>> START DATASET SECTION

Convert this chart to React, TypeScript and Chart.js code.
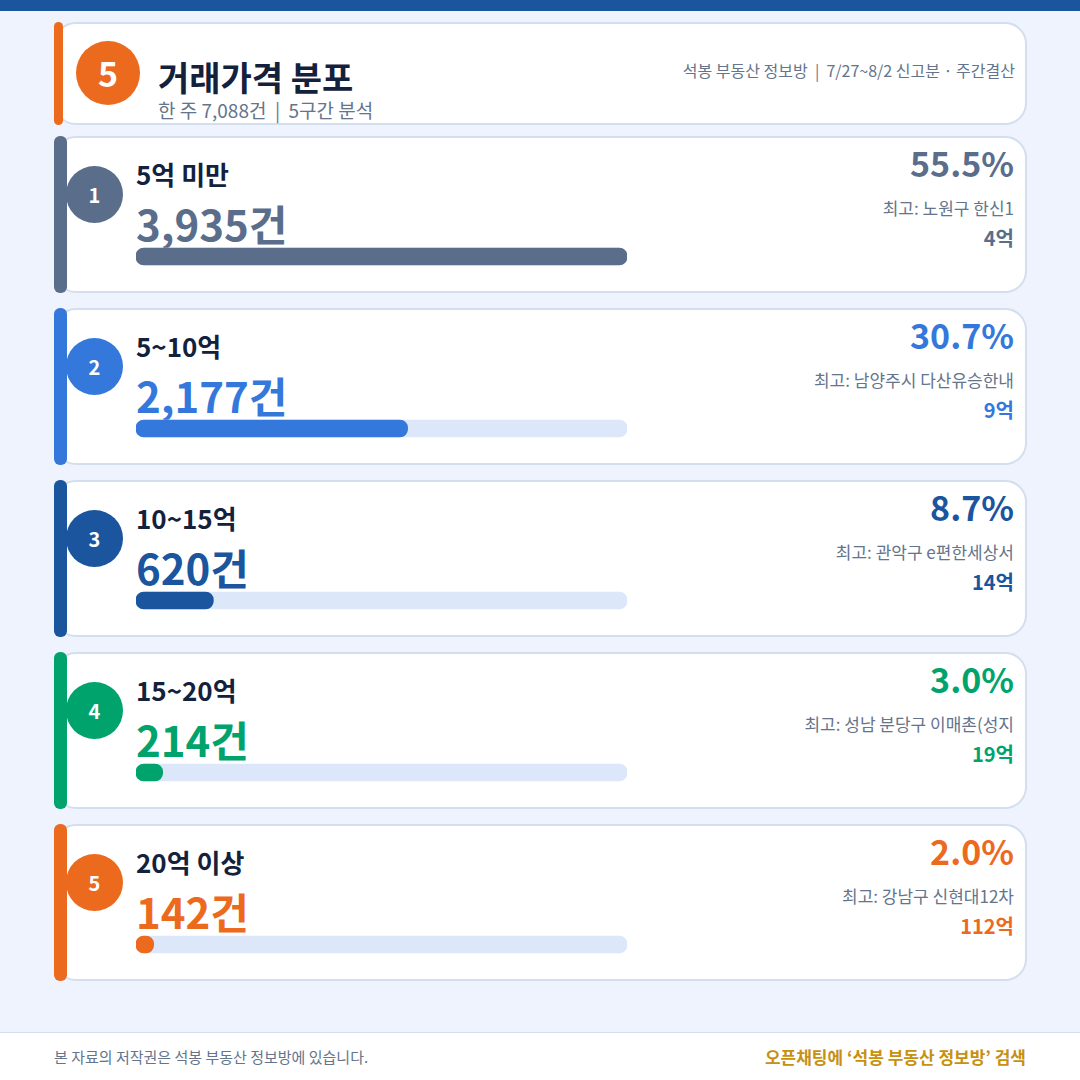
import { useEffect, useRef } from 'react';
import { Chart, registerables } from 'chart.js';

Chart.register(...registerables);

const BANDS = ['5억 미만', '5~10억', '10~15억', '15~20억', '20억 이상'];
const COUNTS = [3935, 2177, 620, 214, 142];
const COUNT_LABELS = ['3,935건', '2,177건', '620건', '214건', '142건'];
const TRACK = [3935, 3935, 3935, 3935, 3935];
const SHARES = ['55.5%', '30.7%', '8.7%', '3.0%', '2.0%'];
const TOP_NAMES = ['최고: 노원구 한신1', '최고: 남양주시 다산유승한내', '최고: 관악구 e편한세상서', '최고: 성남 분당구 이매촌(성지', '최고: 강남구 신현대12차'];
const TOP_PRICES = ['4억', '9억', '14억', '19억', '112억'];
const COLORS = ['#5a6e8c', '#3578dc', '#1a559e', '#00a36c', '#ec6a1e'];

const FONT = '"Noto Sans CJK KR", "Noto Sans", sans-serif';
const ROW_START = 136;
const ROW_STEP = 172;

function BarsChart(): React.JSX.Element {
  const canvasRef = useRef<HTMLCanvasElement>(null);

  useEffect(() => {
    if (!canvasRef.current) return;
    const chart = new Chart(canvasRef.current, {
      type: 'bar',
      data: {
        labels: BANDS,
        datasets: [
          {
            data: COUNTS,
            backgroundColor: COLORS,
            borderRadius: 8,
            borderSkipped: false,
            barThickness: 17,
            grouped: false,
            order: 0,
          },
          {
            data: TRACK,
            backgroundColor: '#dde7fa',
            borderRadius: 8,
            borderSkipped: false,
            barThickness: 17,
            grouped: false,
            order: 1,
          },
        ],
      },
      options: {
        indexAxis: 'y',
        responsive: false,
        animation: false,
        // half a pixel so the 17px bars land on whole pixels
        layout: { padding: { top: 0.5, bottom: 0.5 } },
        plugins: { legend: { display: false }, tooltip: { enabled: false } },
        scales: {
          x: { display: false, min: 0, max: 3935 },
          y: { display: false },
        },
      },
    });
    return () => chart.destroy();
  }, []);

  return (
    <canvas
      ref={canvasRef}
      width={491}
      height={861}
      style={{ position: 'absolute', left: 136, top: 170, width: 491, height: 861, pointerEvents: 'none' }}
    />
  );
}

function text(left: number | null, right: number | null, top: number, size: number, weight: number, color: string): React.CSSProperties {
  return {
    position: 'absolute',
    ...(left !== null ? { left } : {}),
    ...(right !== null ? { right } : {}),
    top,
    fontSize: size,
    fontWeight: weight,
    color,
    lineHeight: '1',
    whiteSpace: 'pre',
  };
}

const cardStyle: React.CSSProperties = {
  position: 'absolute',
  left: 54,
  width: 973,
  boxSizing: 'border-box',
  background: '#ffffff',
  border: '2px solid #d3deef',
  borderRadius: 22,
};

export default function App(): React.JSX.Element {
  return (
    <div style={{ position: 'absolute', left: 0, top: 0, width: 1080, height: 1080, overflow: 'hidden', background: '#eef3fd', fontFamily: FONT }}>
      <div style={{ position: 'absolute', left: 0, top: 0, width: 1080, height: 11, background: '#1a559e' }} />

      <div style={{ ...cardStyle, top: 22, height: 103 }} />
      <div style={{ position: 'absolute', left: 54, top: 22, width: 9, height: 103, borderRadius: 5, background: COLORS[4] }} />
      <div style={{ position: 'absolute', left: 76, top: 41, width: 64, height: 64, borderRadius: '50%', background: COLORS[4], color: '#fff', fontSize: 34, fontWeight: 700, lineHeight: '64px', textAlign: 'center' }}>5</div>
      <div style={text(158, null, 60, 34, 700, '#14213d')}>거래가격 분포</div>
      <div style={text(158, null, 100, 19, 400, '#64748b')}>{'한 주 7,088건  |  5구간 분석'}</div>
      <div style={text(null, 65, 62, 16, 400, '#64748b')}>{'석봉 부동산 정보방  |  7/27~8/2 신고분 · 주간결산'}</div>

      {BANDS.map((band, i) => {
        const top = ROW_START + ROW_STEP * i;
        return (
          <div key={band}>
            <div style={{ ...cardStyle, top, height: 157 }} />
            <div style={{ position: 'absolute', left: 54, top, width: 13, height: 157, borderRadius: 6, background: COLORS[i] }} />
            <div style={{ position: 'absolute', left: 66, top: top + 30, width: 57, height: 57, borderRadius: '50%', background: COLORS[i], color: '#fff', fontSize: 20, fontWeight: 700, lineHeight: '57px', textAlign: 'center' }}>{i + 1}</div>
            <div style={text(136, null, top + 25, 26, 700, '#14213d')}>{band}</div>
            <div style={text(136, null, top + 66, 42, 700, COLORS[i])}>{COUNT_LABELS[i]}</div>
            <div style={text(null, 66, top + 10, 34, 700, COLORS[i])}>{SHARES[i]}</div>
            <div style={text(null, 66, top + 63, 17, 400, '#64748b')}>{TOP_NAMES[i]}</div>
            <div style={text(null, 66, top + 92, 20, 700, COLORS[i])}>{TOP_PRICES[i]}</div>
          </div>
        );
      })}

      <BarsChart />

      <div style={{ position: 'absolute', left: 0, top: 1032, width: 1080, height: 48, background: '#ffffff', borderTop: '1px solid #d3deef', boxSizing: 'border-box' }} />
      <div style={text(54, null, 1049, 15, 400, '#64748b')}>본 자료의 저작권은 석봉 부동산 정보방에 있습니다.</div>
      <div style={text(null, 54, 1048, 17, 700, '#c8900f')}>오픈채팅에 ‘석봉 부동산 정보방’ 검색</div>
    </div>
  );
}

>> END DATASET SECTION

Transcribe the preceding listing in its entirety and with exact wording, leaving out pictures.

Convert this chart to React, TypeScript and Chart.js code.
import { useEffect, useRef } from 'react';
import { Chart, registerables } from 'chart.js';

Chart.register(...registerables);

const BANDS = ['5억 미만', '5~10억', '10~15억', '15~20억', '20억 이상'];
const COUNTS = [3935, 2177, 620, 214, 142];
const COUNT_LABELS = ['3,935건', '2,177건', '620건', '214건', '142건'];
const TRACK = [3935, 3935, 3935, 3935, 3935];
const SHARES = ['55.5%', '30.7%', '8.7%', '3.0%', '2.0%'];
const TOP_NAMES = ['최고: 노원구 한신1', '최고: 남양주시 다산유승한내', '최고: 관악구 e편한세상서', '최고: 성남 분당구 이매촌(성지', '최고: 강남구 신현대12차'];
const TOP_PRICES = ['4억', '9억', '14억', '19억', '112억'];
const COLORS = ['#5a6e8c', '#3578dc', '#1a559e', '#00a36c', '#ec6a1e'];

const FONT = '"Noto Sans CJK KR", "Noto Sans", sans-serif';
const ROW_START = 136;
const ROW_STEP = 172;

function BarsChart(): React.JSX.Element {
  const canvasRef = useRef<HTMLCanvasElement>(null);

  useEffect(() => {
    if (!canvasRef.current) return;
    const chart = new Chart(canvasRef.current, {
      type: 'bar',
      data: {
        labels: BANDS,
        datasets: [
          {
            data: COUNTS,
            backgroundColor: COLORS,
            borderRadius: 8,
            borderSkipped: false,
            barThickness: 17,
            grouped: false,
            order: 0,
          },
          {
            data: TRACK,
            backgroundColor: '#dde7fa',
            borderRadius: 8,
            borderSkipped: false,
            barThickness: 17,
            grouped: false,
            order: 1,
          },
        ],
      },
      options: {
        indexAxis: 'y',
        responsive: false,
        animation: false,
        // half a pixel so the 17px bars land on whole pixels
        layout: { padding: { top: 0.5, bottom: 0.5 } },
        plugins: { legend: { display: false }, tooltip: { enabled: false } },
        scales: {
          x: { display: false, min: 0, max: 3935 },
          y: { display: false },
        },
      },
    });
    return () => chart.destroy();
  }, []);

  return (
    <canvas
      ref={canvasRef}
      width={491}
      height={861}
      style={{ position: 'absolute', left: 136, top: 170, width: 491, height: 861, pointerEvents: 'none' }}
    />
  );
}

function text(left: number | null, right: number | null, top: number, size: number, weight: number, color: string): React.CSSProperties {
  return {
    position: 'absolute',
    ...(left !== null ? { left } : {}),
    ...(right !== null ? { right } : {}),
    top,
    fontSize: size,
    fontWeight: weight,
    color,
    lineHeight: '1',
    whiteSpace: 'pre',
  };
}

const cardStyle: React.CSSProperties = {
  position: 'absolute',
  left: 54,
  width: 973,
  boxSizing: 'border-box',
  background: '#ffffff',
  border: '2px solid #d3deef',
  borderRadius: 22,
};

export default function App(): React.JSX.Element {
  return (
    <div style={{ position: 'absolute', left: 0, top: 0, width: 1080, height: 1080, overflow: 'hidden', background: '#eef3fd', fontFamily: FONT }}>
      <div style={{ position: 'absolute', left: 0, top: 0, width: 1080, height: 11, background: '#1a559e' }} />

      <div style={{ ...cardStyle, top: 22, height: 103 }} />
      <div style={{ position: 'absolute', left: 54, top: 22, width: 9, height: 103, borderRadius: 5, background: COLORS[4] }} />
      <div style={{ position: 'absolute', left: 76, top: 41, width: 64, height: 64, borderRadius: '50%', background: COLORS[4], color: '#fff', fontSize: 34, fontWeight: 700, lineHeight: '64px', textAlign: 'center' }}>5</div>
      <div style={text(158, null, 60, 34, 700, '#14213d')}>거래가격 분포</div>
      <div style={text(158, null, 100, 19, 400, '#64748b')}>{'한 주 7,088건  |  5구간 분석'}</div>
      <div style={text(null, 65, 62, 16, 400, '#64748b')}>{'석봉 부동산 정보방  |  7/27~8/2 신고분 · 주간결산'}</div>

      {BANDS.map((band, i) => {
        const top = ROW_START + ROW_STEP * i;
        return (
          <div key={band}>
            <div style={{ ...cardStyle, top, height: 157 }} />
            <div style={{ position: 'absolute', left: 54, top, width: 13, height: 157, borderRadius: 6, background: COLORS[i] }} />
            <div style={{ position: 'absolute', left: 66, top: top + 30, width: 57, height: 57, borderRadius: '50%', background: COLORS[i], color: '#fff', fontSize: 20, fontWeight: 700, lineHeight: '57px', textAlign: 'center' }}>{i + 1}</div>
            <div style={text(136, null, top + 25, 26, 700, '#14213d')}>{band}</div>
            <div style={text(136, null, top + 66, 42, 700, COLORS[i])}>{COUNT_LABELS[i]}</div>
            <div style={text(null, 66, top + 10, 34, 700, COLORS[i])}>{SHARES[i]}</div>
            <div style={text(null, 66, top + 63, 17, 400, '#64748b')}>{TOP_NAMES[i]}</div>
            <div style={text(null, 66, top + 92, 20, 700, COLORS[i])}>{TOP_PRICES[i]}</div>
          </div>
        );
      })}

      <BarsChart />

      <div style={{ position: 'absolute', left: 0, top: 1032, width: 1080, height: 48, background: '#ffffff', borderTop: '1px solid #d3deef', boxSizing: 'border-box' }} />
      <div style={text(54, null, 1049, 15, 400, '#64748b')}>본 자료의 저작권은 석봉 부동산 정보방에 있습니다.</div>
      <div style={text(null, 54, 1048, 17, 700, '#c8900f')}>오픈채팅에 ‘석봉 부동산 정보방’ 검색</div>
    </div>
  );
}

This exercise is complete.